O’Neill, who rose to be Chairman of the banking group’s Asset Management wing before retiring last year, apparently intended the phrase for the long-term, and a Goldman Sachs follow-up report in 2003 was entitled ‘Dreaming with BRICs: The Path to 2050’ - but critics argue that the group of four was either arbitrary from the off, or has become less and less relevant in the thirteen years since it was first used. Here we’ll look at some of the reasons O’Neill and others grouped them together, how trends in the global economy have affected the thesis, and the views of some researchers from each of the four countries, taken from among the readership of our Daily Research News.
The BRIC thesis suggests that Brazil, Russia, India and China are among the largest and fastest growing of the world’s emerging markets, with the potential to dominate the global economy in the next half century. All four, it says, have embraced global capitalism and have put or are putting infrastructure and education in place to make rapid advances. A modification or clarification in 2003 pointed to a division of the four between China and India on the one hand as key suppliers of manufactured goods and services; and Russia and Brazil as the biggest suppliers of natural resources and raw materials - this meant the four were not so much similar as linked - two sides of the same global growth phenomenon.

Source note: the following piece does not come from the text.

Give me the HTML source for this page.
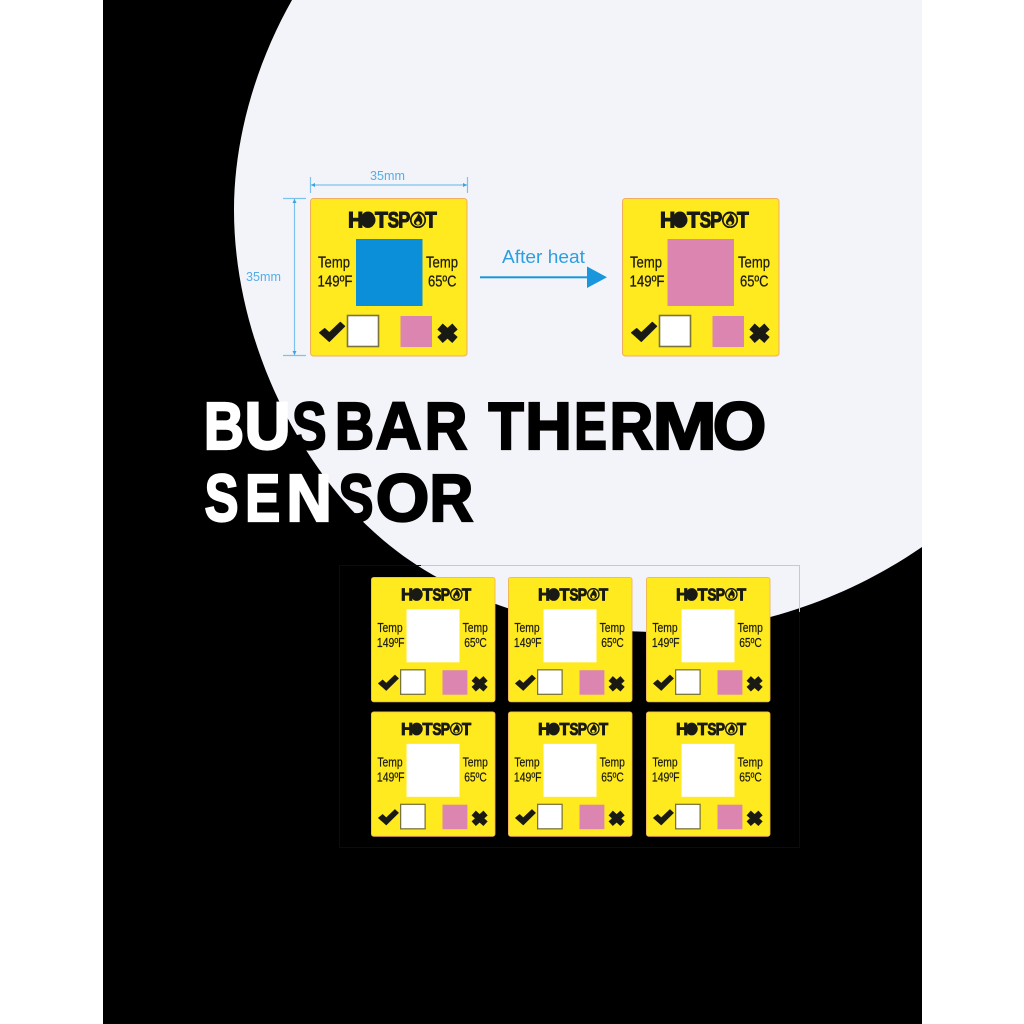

Some researchers in the BRIC countries find the grouping a useful one, and choose to be broadly supportive of the term - although these are a minority and seem to be found in India and Russia more than in China or Brazil. One Indian agency MD for example suggests: ‘BRIC countries are all large markets that have reached a certain level of economic development that makes them a consideration for most global brands when they are expanding beyond the fully ‘developed’ countries’. As a result they are ‘often included in the list of markets to be covered in global projects for large brands’ - however this doesn’t stretch to their being grouped for analysis. Others see huge differences in cultures and consumer attitudes, but also broad areas of similarity. Alvin Huen, MD China and Hong Kong for The Insight Focus Company, lists some of the latter as:
- large population, high influx of population from lower tier cities (or rural areas) to the key cities
- labor intense industry in the lower tier cities
- growing disparity of income between the rich and the poor
- huge market volume with emerging middle class, anddiversified industry structure with a focus on transforming from secondary to tertiary industries (service, finance and IT).